Deborah Ross

Riveting and heartbreaking: Sound of Metal reviewed

If Riz Ahmed doesn’t win an Oscar I’ll be furious

Heartbreakingly riveting: Riz Ahmed as Ruben Stone in Sound of Metal

The multi-Oscar-nominated Sound of Metal stars Riz Ahmed as a heavy-metal drummer whose life is in freefall after losing his hearing. Ahmed learned to play drums for the part. And he learned American Sign Language. And he learned to perform with white noise in his ears. However, he did not have to learn how to be riveting because, if you’ve followed his career, you’ll know he’s been that since day one, and he is magnificently, powerfully, heartbreakingly riveting here. If he doesn’t win the Oscar I’ll be furious. That counts for nothing, I know. But it had to be said.

It is directed by Darius Marder, who co-wrote the screenplay with his brother, Abraham Marder. At the outset Ruben (Ahmed) plays in a band with his girlfriend, Lou (Olivia Cooke). Their music is phenomenally loud. Their lyrics are screamed, violently. You and I would find it torture. You and I would not buy their albums. But they seem to have an audience, albeit a niche one, and are happy, living nomadically from a camper van and touring America constantly. (Ahmed is from Wembley and Cooke is from Oldham but they both play Americans here.)
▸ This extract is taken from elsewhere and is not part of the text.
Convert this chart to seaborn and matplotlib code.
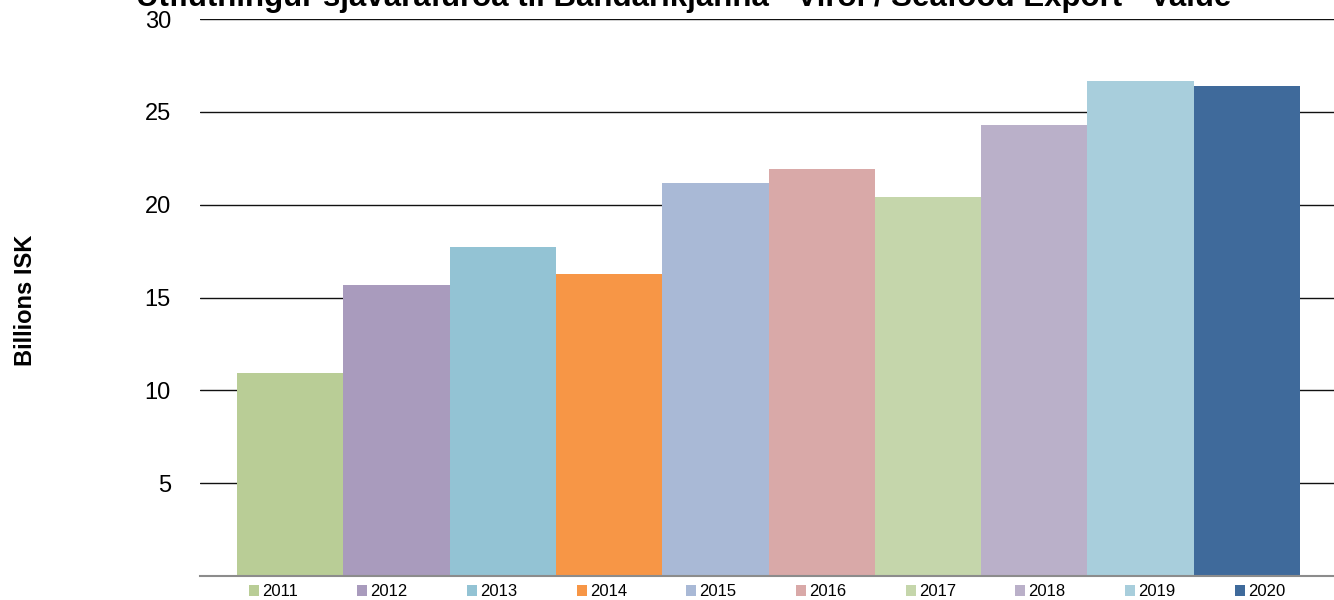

Ahmed does not ask us to pity Ruben. Instead, it’s a performance that quietly draws us into his distress

One day he’s laying out their merchandise before a gig when suddenly, just like that, it’s as if he’s underwater. He can’t hear what anyone else is saying. It’s blub-blub-blub. He tilts his head, as if to dislodge whatever is in his ears. He then freezes, waiting for his hearing to return. It doesn’t. When he made Lou a smoothie the day before, the sound of the liquidiser was ear-splitting. Now, it’s a far-off mumble. Truly, you’ve never been more saddened by a liquidiser in your life. It is even entirely possible that you didn’t know you could be saddened by a liquidiser.